» **COLLECTED MATERIAL**:
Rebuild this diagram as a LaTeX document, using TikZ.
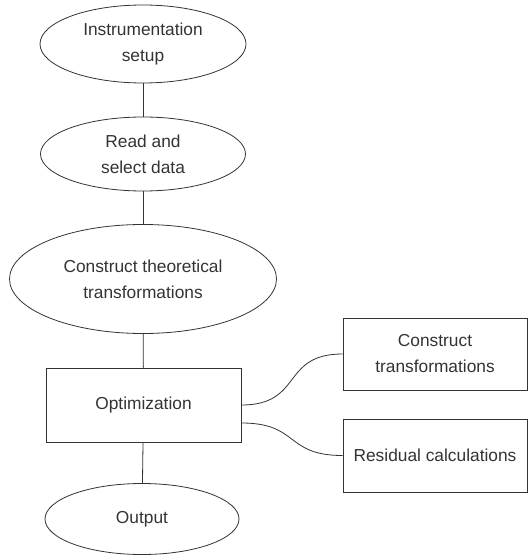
\documentclass[tikz,border=0pt]{standalone}
\usepackage{fontspec}
\setmainfont{Liberation Sans}
\usepackage{xcolor}
\usepackage{tikz}
\usetikzlibrary{shapes.geometric}
\colorlet{calink}{black!80}
\tikzset{
  calstage/.style={
    draw=calink,
    text=calink,
    line width=0.6pt,
    align=center,
    inner sep=0pt,
    font=\fontsize{13}{19.5}\selectfont
  },
  caloval/.style={calstage,ellipse},
  calbox/.style={calstage,rectangle},
  callink/.style={draw=calink,line width=0.6pt},
  calcurve/.style={callink,looseness=1.4}
}

\begin{document}
\begin{tikzpicture}[x=0.75pt,y=-0.75pt]
  \useasboundingbox (0,0) rectangle (528,556);
  \node[caloval,minimum width=206*0.75pt,minimum height=78*0.75pt] (setup) at (143,44)
    {Instrumentation\\setup};
  \node[caloval,minimum width=205*0.75pt,minimum height=74*0.75pt] (read) at (143,154)
    {Read and\\select data};
  \node[caloval,minimum width=267*0.75pt,minimum height=109*0.75pt] (theory) at (143,279)
    {Construct theoretical\\transformations};
  \node[calbox,minimum width=195*0.75pt,minimum height=74*0.75pt] (opt) at (143.5,405)
    {Optimization};
  \node[caloval,minimum width=194*0.75pt,minimum height=71*0.75pt] (out) at (142,519)
    {Output};
  \node[calbox,minimum width=184*0.75pt,minimum height=72*0.75pt] (trans) at (435,354)
    {Construct\\transformations};
  \node[calbox,minimum width=184*0.75pt,minimum height=73*0.75pt] (resid) at (435,455.5)
    {Residual calculations};

  \draw[callink] (setup) -- (read);
  \draw[callink] (read) -- (theory);
  \draw[callink] (theory) -- (opt);
  \draw[callink] (opt) -- (out);
  \draw[calcurve] (opt.east) to[out=0,in=180] (trans.west);
  \draw[calcurve] ([yshift=-18*0.75pt]opt.east) to[out=0,in=180] (resid.west);
\end{tikzpicture}
\end{document}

» **DIRECTION**:
Without the pictures, write out all of the material exactly.

» **SOLUTION**:
Rebuild this diagram as a LaTeX document, using TikZ.
\documentclass[tikz,border=0pt]{standalone}
\usepackage{fontspec}
\setmainfont{Liberation Sans}
\usepackage{xcolor}
\usepackage{tikz}
\usetikzlibrary{shapes.geometric}
\colorlet{calink}{black!80}
\tikzset{
  calstage/.style={
    draw=calink,
    text=calink,
    line width=0.6pt,
    align=center,
    inner sep=0pt,
    font=\fontsize{13}{19.5}\selectfont
  },
  caloval/.style={calstage,ellipse},
  calbox/.style={calstage,rectangle},
  callink/.style={draw=calink,line width=0.6pt},
  calcurve/.style={callink,looseness=1.4}
}

\begin{document}
\begin{tikzpicture}[x=0.75pt,y=-0.75pt]
  \useasboundingbox (0,0) rectangle (528,556);
  \node[caloval,minimum width=206*0.75pt,minimum height=78*0.75pt] (setup) at (143,44)
    {Instrumentation\\setup};
  \node[caloval,minimum width=205*0.75pt,minimum height=74*0.75pt] (read) at (143,154)
    {Read and\\select data};
  \node[caloval,minimum width=267*0.75pt,minimum height=109*0.75pt] (theory) at (143,279)
    {Construct theoretical\\transformations};
  \node[calbox,minimum width=195*0.75pt,minimum height=74*0.75pt] (opt) at (143.5,405)
    {Optimization};
  \node[caloval,minimum width=194*0.75pt,minimum height=71*0.75pt] (out) at (142,519)
    {Output};
  \node[calbox,minimum width=184*0.75pt,minimum height=72*0.75pt] (trans) at (435,354)
    {Construct\\transformations};
  \node[calbox,minimum width=184*0.75pt,minimum height=73*0.75pt] (resid) at (435,455.5)
    {Residual calculations};

  \draw[callink] (setup) -- (read);
  \draw[callink] (read) -- (theory);
  \draw[callink] (theory) -- (opt);
  \draw[callink] (opt) -- (out);
  \draw[calcurve] (opt.east) to[out=0,in=180] (trans.west);
  \draw[calcurve] ([yshift=-18*0.75pt]opt.east) to[out=0,in=180] (resid.west);
\end{tikzpicture}
\end{document}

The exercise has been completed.